Textbook publishers, once considered likely and logical buyers for education technology startups, have lost a bit of their appetite. Pearson has bowed out (but started its own investment fund). Cengage and McGraw-Hill are merging—with each other. Houghton Mifflin Harcourt was active earlier this decade, but has cooled off. (It did make one deal this January.)
Wiley, on the other hand, has been on the hunt for acquisitions as of late.
The Hoboken, N.J.-based education company has acquired Zyante, Inc., the developer of zyBooks, a digital courseware platform for computer science and STEM courses. This marks Wiley’s second courseware purchase in three months, following on its acquisition of the much hyped (and generously funded) Knewton in May.
Wiley will pay $56 million cash for the Los Gatos, Calif.-based company, which has a team of 84 full-time staff and contractors that will join the new owner, according to Gavin Chow, Wiley’s vice president of strategy and performance. (Wiley did not disclose how much it paid for Knewton, suggesting that that amount is likely smaller than this transaction.)
Wiley was pursuing Zyante and Knewton at the same time, claims Matt Leavy, executive vice president of Wiley’s education publishing division. In both deals, the publicly-traded company saw an opportunity to grow its digital courseware business and offset declining revenues from print.

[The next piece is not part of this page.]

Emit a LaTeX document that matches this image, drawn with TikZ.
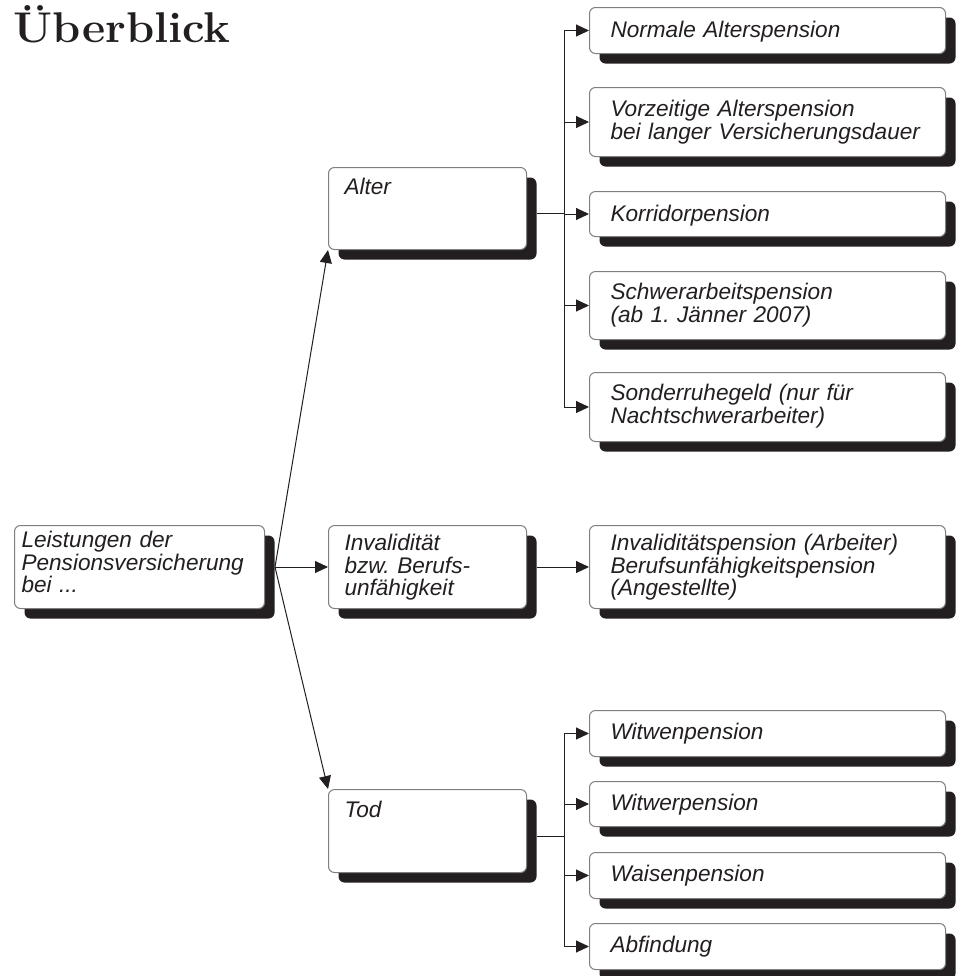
\documentclass[tikz,border=0pt]{standalone}
\usepackage{fontspec}
\newfontfamily\kastenfont{Liberation Sans}
\usetikzlibrary{arrows.meta,shadows,calc}
\definecolor{tinte}{HTML}{231F20}
\definecolor{rahmen}{HTML}{7F7F7F}
\frenchspacing

\begin{document}
\begin{tikzpicture}[x=0.5pt,y=-0.5pt,
  kasten/.style={draw=rahmen, line width=0.5pt, fill=white, rounded corners=3pt,
    drop shadow={shadow xshift=5pt, shadow yshift=-5pt, fill=tinte, opacity=1},
    anchor=north west, align=left, inner ysep=0pt, text=tinte,
    font=\kastenfont\itshape\fontsize{11.3}{11.35}\selectfont},
  rechts/.style={kasten, inner xsep=10.5pt, text width=157pt},
  mitte/.style={kasten, inner xsep=8pt, text width=83pt},
  linie/.style={draw=tinte, line width=0.5pt},
  pfeil/.style={linie, -{Triangle[length=6.5pt,width=6pt]}}]

\useasboundingbox (0,0) rectangle (955,976);

% title
\node[anchor=base west, inner sep=0pt, text=tinte,
      font=\bfseries\fontsize{21.5}{21.5}\selectfont] (titel) at (13,42)
      {\scalebox{1.05}[1]{Überblick}};

% left and middle column
\node[kasten, inner xsep=3.5pt, text width=118pt, text height=11pt, text depth=30.5pt]
      (wurzel) at (14,525) {Leistungen der\\Pensionsversicherung\\bei ...};
\node[mitte, text height=13.5pt, text depth=27.5pt] (alter) at (328,167) {Alter};
\node[mitte, text height=12.5pt, text depth=29pt] (invalid) at (328,525)
      {Invalidität\\bzw. Berufs-\\unfähigkeit};
\node[mitte, text height=14pt, text depth=27.5pt] (tod) at (328,789) {Tod};

% right column
\node[rechts, text height=15pt, text depth=8pt] (normal) at (589,7) {Normale Alterspension};
\node[rechts, text height=14.5pt, text depth=20pt] (vorzeitig) at (589,87)
      {Vorzeitige Alterspension\\bei langer Versicherungsdauer};
\node[rechts, text height=15pt, text depth=7.5pt] (korridor) at (589,191) {Korridorpension};
\node[rechts, text height=14pt, text depth=20pt] (schwer) at (589,271)
      {Schwerarbeitspension\\(ab 1. Jänner 2007)};
\node[rechts, text height=14pt, text depth=20.5pt] (sonder) at (589,372)
      {Sonderruhegeld (nur für\\Nachtschwerarbeiter)};
\node[rechts, text height=12.5pt, text depth=29pt] (ipension) at (589,525)
      {Invaliditätspension (Arbeiter)\\Berufsunfähigkeitspension\\(Angestellte)};
\node[rechts, text height=14.5pt, text depth=8.5pt] (witwen) at (589,710) {Witwenpension};
\node[rechts, text height=14.5pt, text depth=8pt] (witwer) at (589,781) {Witwerpension};
\node[rechts, text height=14.5pt, text depth=8.5pt] (waisen) at (589,852) {Waisenpension};
\node[rechts, text height=14.5pt, text depth=8.5pt] (abfindung) at (589,923) {Abfindung};

% connectors
\coordinate (wurzel-aus) at ($(wurzel.east)+(10,0)$);
\coordinate (invalid-aus) at ($(invalid.east)+(10,0)$);
\coordinate (alter-aus) at ($(alter.east)+(10,5)$);
\coordinate (tod-aus) at ($(tod.east)+(10,5)$);
\coordinate (gabel-a) at ($(alter-aus)+(27,0)$);
\coordinate (gabel-t) at ($(tod-aus)+(27,0)$);

\draw[pfeil] (wurzel-aus) -- (alter.south west);
\draw[pfeil] (wurzel-aus) -- (invalid.west);
\draw[pfeil] (wurzel-aus) -- (tod.north west);
\draw[pfeil] (invalid-aus) -- (ipension.west);

\draw[linie] (alter-aus) -- (gabel-a);
\draw[linie] (gabel-a |- normal.west) -- (gabel-a |- sonder.west);
\foreach \ziel in {normal,vorzeitig,korridor,schwer,sonder}
  \draw[pfeil] (gabel-a |- \ziel.west) -- (\ziel.west);

\draw[linie] (tod-aus) -- (gabel-t);
\draw[linie] (gabel-t |- witwen.west) -- (gabel-t |- abfindung.west);
\foreach \ziel in {witwen,witwer,waisen,abfindung}
  \draw[pfeil] (gabel-t |- \ziel.west) -- (\ziel.west);

\end{tikzpicture}
\end{document}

For its 2019 fiscal year (which ended on April 30), Wiley reported a 16 percent decline in its print education publishing business, which now contributes less than 9 percent of the company’s overall revenue. But digital courseware increased by 7 percent over the previous year, to $63 million, a number that Wiley hopes to grow through this latest deal. (Research publishing continues to make up the majority of the company’s total revenue.)

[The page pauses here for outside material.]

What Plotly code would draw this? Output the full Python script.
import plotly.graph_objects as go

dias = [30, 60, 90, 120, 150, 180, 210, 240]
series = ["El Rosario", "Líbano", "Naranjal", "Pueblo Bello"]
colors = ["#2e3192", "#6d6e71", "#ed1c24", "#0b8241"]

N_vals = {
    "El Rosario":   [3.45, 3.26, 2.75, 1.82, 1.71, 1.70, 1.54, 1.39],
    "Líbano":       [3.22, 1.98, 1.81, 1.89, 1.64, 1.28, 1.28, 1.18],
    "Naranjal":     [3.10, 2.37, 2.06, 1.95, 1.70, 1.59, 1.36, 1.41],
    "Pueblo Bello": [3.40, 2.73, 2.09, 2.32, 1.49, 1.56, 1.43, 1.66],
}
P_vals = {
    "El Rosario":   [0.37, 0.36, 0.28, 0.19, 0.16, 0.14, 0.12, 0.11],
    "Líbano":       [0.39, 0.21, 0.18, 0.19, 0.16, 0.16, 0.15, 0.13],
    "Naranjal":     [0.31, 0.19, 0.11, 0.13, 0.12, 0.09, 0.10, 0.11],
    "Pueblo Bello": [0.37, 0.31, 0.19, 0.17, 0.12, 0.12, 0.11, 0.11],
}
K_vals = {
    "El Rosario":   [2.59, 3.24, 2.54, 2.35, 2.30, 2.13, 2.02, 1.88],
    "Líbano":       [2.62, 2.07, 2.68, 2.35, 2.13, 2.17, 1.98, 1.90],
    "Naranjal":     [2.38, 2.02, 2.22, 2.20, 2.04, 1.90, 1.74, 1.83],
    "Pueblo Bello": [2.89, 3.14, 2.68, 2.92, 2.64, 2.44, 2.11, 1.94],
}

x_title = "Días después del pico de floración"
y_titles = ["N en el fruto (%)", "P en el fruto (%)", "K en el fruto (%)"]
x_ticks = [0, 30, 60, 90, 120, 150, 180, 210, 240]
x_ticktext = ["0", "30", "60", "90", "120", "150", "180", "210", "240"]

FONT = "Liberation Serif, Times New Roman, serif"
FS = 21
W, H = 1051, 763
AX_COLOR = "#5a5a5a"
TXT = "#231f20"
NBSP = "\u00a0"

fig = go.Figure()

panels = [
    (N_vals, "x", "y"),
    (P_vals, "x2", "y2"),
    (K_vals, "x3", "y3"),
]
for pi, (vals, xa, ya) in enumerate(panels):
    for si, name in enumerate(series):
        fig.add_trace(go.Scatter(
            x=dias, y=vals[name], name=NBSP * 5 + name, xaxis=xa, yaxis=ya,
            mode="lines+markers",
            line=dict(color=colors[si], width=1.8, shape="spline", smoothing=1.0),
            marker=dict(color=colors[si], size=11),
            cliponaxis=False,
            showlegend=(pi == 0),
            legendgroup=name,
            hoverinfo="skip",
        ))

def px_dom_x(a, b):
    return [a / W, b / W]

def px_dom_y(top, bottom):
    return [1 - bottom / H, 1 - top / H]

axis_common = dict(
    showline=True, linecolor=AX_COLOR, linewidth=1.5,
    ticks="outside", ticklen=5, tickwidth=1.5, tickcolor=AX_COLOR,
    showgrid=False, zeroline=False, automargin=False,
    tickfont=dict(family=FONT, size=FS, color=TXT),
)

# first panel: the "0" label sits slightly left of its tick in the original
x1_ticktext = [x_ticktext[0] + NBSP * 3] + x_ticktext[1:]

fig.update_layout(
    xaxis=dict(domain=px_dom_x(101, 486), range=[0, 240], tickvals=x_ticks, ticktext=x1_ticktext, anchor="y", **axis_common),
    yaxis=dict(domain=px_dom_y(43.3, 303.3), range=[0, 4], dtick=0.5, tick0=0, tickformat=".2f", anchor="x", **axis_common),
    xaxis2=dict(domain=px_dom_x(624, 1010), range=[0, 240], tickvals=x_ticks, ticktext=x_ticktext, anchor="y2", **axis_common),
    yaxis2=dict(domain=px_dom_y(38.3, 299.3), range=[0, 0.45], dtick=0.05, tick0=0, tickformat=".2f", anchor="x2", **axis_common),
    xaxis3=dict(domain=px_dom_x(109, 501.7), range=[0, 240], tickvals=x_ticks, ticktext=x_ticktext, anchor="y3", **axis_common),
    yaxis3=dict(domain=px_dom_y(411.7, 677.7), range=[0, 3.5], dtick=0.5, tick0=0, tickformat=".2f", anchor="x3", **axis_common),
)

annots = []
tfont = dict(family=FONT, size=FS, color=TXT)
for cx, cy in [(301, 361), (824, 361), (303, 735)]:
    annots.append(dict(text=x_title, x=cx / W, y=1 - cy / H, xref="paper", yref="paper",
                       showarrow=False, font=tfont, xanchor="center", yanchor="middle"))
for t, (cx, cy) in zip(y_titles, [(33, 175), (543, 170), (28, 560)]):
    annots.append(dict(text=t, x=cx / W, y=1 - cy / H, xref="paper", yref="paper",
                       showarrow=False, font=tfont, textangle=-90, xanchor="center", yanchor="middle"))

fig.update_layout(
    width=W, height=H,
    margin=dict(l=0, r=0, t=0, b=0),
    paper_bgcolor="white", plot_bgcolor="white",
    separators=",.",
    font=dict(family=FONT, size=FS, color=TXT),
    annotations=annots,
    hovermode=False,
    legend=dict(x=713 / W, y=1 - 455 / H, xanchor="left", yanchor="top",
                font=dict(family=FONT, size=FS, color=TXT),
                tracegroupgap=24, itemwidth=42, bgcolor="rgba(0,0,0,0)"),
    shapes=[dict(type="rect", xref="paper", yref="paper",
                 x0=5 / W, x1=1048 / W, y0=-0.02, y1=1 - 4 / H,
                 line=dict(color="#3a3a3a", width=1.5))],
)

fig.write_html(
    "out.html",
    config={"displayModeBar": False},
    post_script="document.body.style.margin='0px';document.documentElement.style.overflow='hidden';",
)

Leavy describes zyBooks as a “complement” to Knewton Alta, which currently offers openly-licensed digital courseware for nearly 40 higher ed courses, mostly focused on general-ed classes. Through zyBooks, Wiley will add a courseware catalog for a similar number of courses, but they will be more focused on computer science and engineering subjects, including circuits, C++, Java and Python programming.
While the name “zyBooks” may evoke images of digital textbooks, the company prides itself on having much fewer words in its content. On its website, it claims its courseware has half as much text as a traditional textbook. In place of words and prose, zyBooks content feature animations, interactive activities and assessments.
“We’ve been looking for what comes after the textbook,” says Leavy in an interview. For “coding and other activity-heavy disciplines in which you learn by doing things over and over again, we believe zyBooks offers a fundamentally different instructional approach.”
With the purchase of Alta and zyBooks, Wiley aims to position itself as a provider of affordable higher ed courseware. The former costs $44 per course for two years of access, or $9.95 per month. Zybooks are a bit pricier, costing roughly $60 to $70 per student per semester.
Zyante, the maker of zyBooks, was founded in 2012 by two professors from the University of California system. It has been supported by a mix of grants and private capital, including $4 million in a 2016 investment deal. To date, the company claims its zyBooks have reached more than 500,000 students across 500 educational institutions, including Texas A&M University. The company expects to generate $14 million this year, which would mark a 37 percent increase over its revenue in 2018.
For the foreseeable future, Wiley will continue to offer and sell zyBooks as a distinct brand. Later down the road, Leavy says there’s a possibility that it could be combined with Knewton’s Alta and WileyPLUS, the company’s online course and homework platform. But don’t count on that happening anytime soon, he adds.
In addition to bolstering Wiley’s courseware business, zyBooks could also play a role in supporting its nascent coding bootcamp services. Last October, Wiley paid $200 million to acquire Learning House, which provides online program management services for higher ed institutions and also operates The Software Guild, a coding bootcamp.
“We believe that zyBooks represent a new and better format for providing the educational content for coding education,” says Leavy. But “how exactly that fits in the format of a coding bootcamp is still something we have to work through.”
Wiley reported having roughly $93.5 million in cash at the end of April 2019, along with a $1.5 billion credit line that can be used to support its operations, including making further strategic acquisitions.
“Our M&A strategy is based on Wiley’s unique position in the marketplace with a very strong balance sheet,” Leavy adds. “We feel like we have a significant potential to use that balance sheet to grow strongly across all of our businesses” in the research, education services and publishing divisions.